REQUIRED WORK: Each line from the start of the data below through the one containing "requirement in cotton</text>" must be reproduced exactly.

════════════════

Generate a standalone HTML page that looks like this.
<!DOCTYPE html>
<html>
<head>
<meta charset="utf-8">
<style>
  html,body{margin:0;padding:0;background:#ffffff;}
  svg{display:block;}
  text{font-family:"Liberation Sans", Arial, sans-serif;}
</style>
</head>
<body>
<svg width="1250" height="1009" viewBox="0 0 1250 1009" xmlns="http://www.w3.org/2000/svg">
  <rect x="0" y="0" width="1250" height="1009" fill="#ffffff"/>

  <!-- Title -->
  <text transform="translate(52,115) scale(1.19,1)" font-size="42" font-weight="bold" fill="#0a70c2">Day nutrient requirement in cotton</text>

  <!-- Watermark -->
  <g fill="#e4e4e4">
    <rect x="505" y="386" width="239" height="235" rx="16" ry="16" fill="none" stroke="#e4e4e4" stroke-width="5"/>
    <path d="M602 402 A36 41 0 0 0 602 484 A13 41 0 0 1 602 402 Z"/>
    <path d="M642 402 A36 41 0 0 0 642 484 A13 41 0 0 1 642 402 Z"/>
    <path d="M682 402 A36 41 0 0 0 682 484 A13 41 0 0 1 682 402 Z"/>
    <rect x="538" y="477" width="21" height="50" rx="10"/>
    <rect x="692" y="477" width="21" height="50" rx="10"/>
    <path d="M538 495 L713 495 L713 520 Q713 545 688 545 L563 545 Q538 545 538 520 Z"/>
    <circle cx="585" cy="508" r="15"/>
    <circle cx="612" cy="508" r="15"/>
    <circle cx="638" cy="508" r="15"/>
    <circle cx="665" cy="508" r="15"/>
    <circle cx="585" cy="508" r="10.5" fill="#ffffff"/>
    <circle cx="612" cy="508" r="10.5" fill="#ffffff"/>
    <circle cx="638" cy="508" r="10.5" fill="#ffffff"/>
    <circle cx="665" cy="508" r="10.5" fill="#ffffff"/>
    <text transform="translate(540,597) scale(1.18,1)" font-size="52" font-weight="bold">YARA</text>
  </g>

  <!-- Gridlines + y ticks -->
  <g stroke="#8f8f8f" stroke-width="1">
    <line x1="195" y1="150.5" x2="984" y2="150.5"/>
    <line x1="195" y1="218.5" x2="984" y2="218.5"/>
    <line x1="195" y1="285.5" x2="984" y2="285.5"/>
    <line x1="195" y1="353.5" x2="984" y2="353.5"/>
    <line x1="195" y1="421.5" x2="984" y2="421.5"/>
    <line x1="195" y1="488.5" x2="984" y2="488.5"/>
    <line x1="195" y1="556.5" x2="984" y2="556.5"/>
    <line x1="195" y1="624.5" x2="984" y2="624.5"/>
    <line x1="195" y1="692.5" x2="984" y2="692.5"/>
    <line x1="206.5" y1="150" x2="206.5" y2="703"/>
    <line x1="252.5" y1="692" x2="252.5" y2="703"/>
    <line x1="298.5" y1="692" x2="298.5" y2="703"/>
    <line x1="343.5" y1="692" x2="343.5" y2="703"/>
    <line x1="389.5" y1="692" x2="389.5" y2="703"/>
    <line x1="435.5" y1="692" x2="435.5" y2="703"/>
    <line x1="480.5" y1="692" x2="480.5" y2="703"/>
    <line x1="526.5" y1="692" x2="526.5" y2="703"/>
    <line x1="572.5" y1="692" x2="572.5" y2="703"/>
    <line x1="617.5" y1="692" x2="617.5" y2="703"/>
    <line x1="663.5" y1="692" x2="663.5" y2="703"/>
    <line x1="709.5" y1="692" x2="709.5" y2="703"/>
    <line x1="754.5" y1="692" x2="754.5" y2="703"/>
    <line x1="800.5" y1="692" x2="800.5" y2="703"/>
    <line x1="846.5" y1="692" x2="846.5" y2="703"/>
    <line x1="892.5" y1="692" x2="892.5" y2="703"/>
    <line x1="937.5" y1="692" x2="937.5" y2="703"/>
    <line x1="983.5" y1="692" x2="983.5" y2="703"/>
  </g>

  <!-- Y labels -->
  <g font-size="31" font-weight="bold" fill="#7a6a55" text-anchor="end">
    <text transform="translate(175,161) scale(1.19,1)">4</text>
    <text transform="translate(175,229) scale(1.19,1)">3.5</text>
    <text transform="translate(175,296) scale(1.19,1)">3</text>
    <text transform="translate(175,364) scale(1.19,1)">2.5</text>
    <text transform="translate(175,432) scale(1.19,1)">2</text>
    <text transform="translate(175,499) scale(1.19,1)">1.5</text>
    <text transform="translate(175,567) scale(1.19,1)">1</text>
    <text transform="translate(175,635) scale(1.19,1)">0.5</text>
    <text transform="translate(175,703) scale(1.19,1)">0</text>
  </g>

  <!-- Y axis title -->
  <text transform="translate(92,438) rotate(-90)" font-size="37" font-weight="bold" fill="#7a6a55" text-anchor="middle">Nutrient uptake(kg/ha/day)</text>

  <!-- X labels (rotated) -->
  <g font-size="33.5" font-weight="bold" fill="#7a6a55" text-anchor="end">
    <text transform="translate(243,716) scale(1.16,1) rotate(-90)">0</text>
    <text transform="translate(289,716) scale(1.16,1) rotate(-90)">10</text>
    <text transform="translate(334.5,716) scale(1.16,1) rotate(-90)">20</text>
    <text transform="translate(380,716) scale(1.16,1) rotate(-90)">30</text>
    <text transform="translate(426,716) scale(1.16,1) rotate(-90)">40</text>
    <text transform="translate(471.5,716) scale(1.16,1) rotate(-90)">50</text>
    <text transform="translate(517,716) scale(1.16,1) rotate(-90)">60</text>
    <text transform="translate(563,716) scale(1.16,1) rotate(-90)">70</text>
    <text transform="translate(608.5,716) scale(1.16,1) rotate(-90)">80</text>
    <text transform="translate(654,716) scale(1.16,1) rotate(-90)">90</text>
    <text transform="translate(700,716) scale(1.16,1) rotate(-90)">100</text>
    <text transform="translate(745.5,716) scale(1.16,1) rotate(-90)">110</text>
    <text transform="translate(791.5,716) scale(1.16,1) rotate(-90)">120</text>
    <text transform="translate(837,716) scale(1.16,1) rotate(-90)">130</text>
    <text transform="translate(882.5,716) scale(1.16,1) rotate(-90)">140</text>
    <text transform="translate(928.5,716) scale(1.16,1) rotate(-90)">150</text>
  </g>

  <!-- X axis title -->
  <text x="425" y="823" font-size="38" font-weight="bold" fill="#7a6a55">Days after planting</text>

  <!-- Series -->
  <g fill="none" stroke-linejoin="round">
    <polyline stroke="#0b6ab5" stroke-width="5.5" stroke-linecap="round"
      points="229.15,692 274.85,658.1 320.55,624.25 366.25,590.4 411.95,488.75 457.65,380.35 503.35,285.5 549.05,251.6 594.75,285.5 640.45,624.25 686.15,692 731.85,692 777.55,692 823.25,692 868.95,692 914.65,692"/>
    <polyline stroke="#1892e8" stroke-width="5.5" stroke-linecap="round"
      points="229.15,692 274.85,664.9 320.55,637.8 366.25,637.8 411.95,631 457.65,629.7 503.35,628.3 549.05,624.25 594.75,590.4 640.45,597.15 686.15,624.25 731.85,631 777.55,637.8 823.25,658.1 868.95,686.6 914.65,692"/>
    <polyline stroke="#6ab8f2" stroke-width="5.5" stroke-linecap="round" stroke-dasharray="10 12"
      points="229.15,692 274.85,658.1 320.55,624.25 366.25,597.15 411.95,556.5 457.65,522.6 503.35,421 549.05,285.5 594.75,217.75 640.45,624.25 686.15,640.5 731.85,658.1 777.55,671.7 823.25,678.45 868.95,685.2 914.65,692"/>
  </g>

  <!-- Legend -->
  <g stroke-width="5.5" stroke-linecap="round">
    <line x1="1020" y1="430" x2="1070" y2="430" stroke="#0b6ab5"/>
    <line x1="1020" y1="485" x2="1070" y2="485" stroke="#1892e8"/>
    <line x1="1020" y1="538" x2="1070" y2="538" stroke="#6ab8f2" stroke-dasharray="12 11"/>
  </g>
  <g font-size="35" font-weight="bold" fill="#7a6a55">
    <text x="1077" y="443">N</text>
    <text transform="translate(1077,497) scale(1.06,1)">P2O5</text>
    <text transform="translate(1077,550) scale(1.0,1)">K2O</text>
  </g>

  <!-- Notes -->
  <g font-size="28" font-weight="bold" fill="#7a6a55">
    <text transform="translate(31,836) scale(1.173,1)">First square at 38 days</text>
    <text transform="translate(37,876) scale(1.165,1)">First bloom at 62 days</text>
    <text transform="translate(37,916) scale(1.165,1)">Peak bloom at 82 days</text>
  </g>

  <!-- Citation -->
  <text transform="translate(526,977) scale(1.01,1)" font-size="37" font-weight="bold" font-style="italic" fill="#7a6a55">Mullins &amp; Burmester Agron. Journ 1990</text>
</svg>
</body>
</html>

════════════════

FINAL RESULT:
Generate a standalone HTML page that looks like this.
<!DOCTYPE html>
<html>
<head>
<meta charset="utf-8">
<style>
  html,body{margin:0;padding:0;background:#ffffff;}
  svg{display:block;}
  text{font-family:"Liberation Sans", Arial, sans-serif;}
</style>
</head>
<body>
<svg width="1250" height="1009" viewBox="0 0 1250 1009" xmlns="http://www.w3.org/2000/svg">
  <rect x="0" y="0" width="1250" height="1009" fill="#ffffff"/>

  <!-- Title -->
  <text transform="translate(52,115) scale(1.19,1)" font-size="42" font-weight="bold" fill="#0a70c2">Day nutrient requirement in cotton</text>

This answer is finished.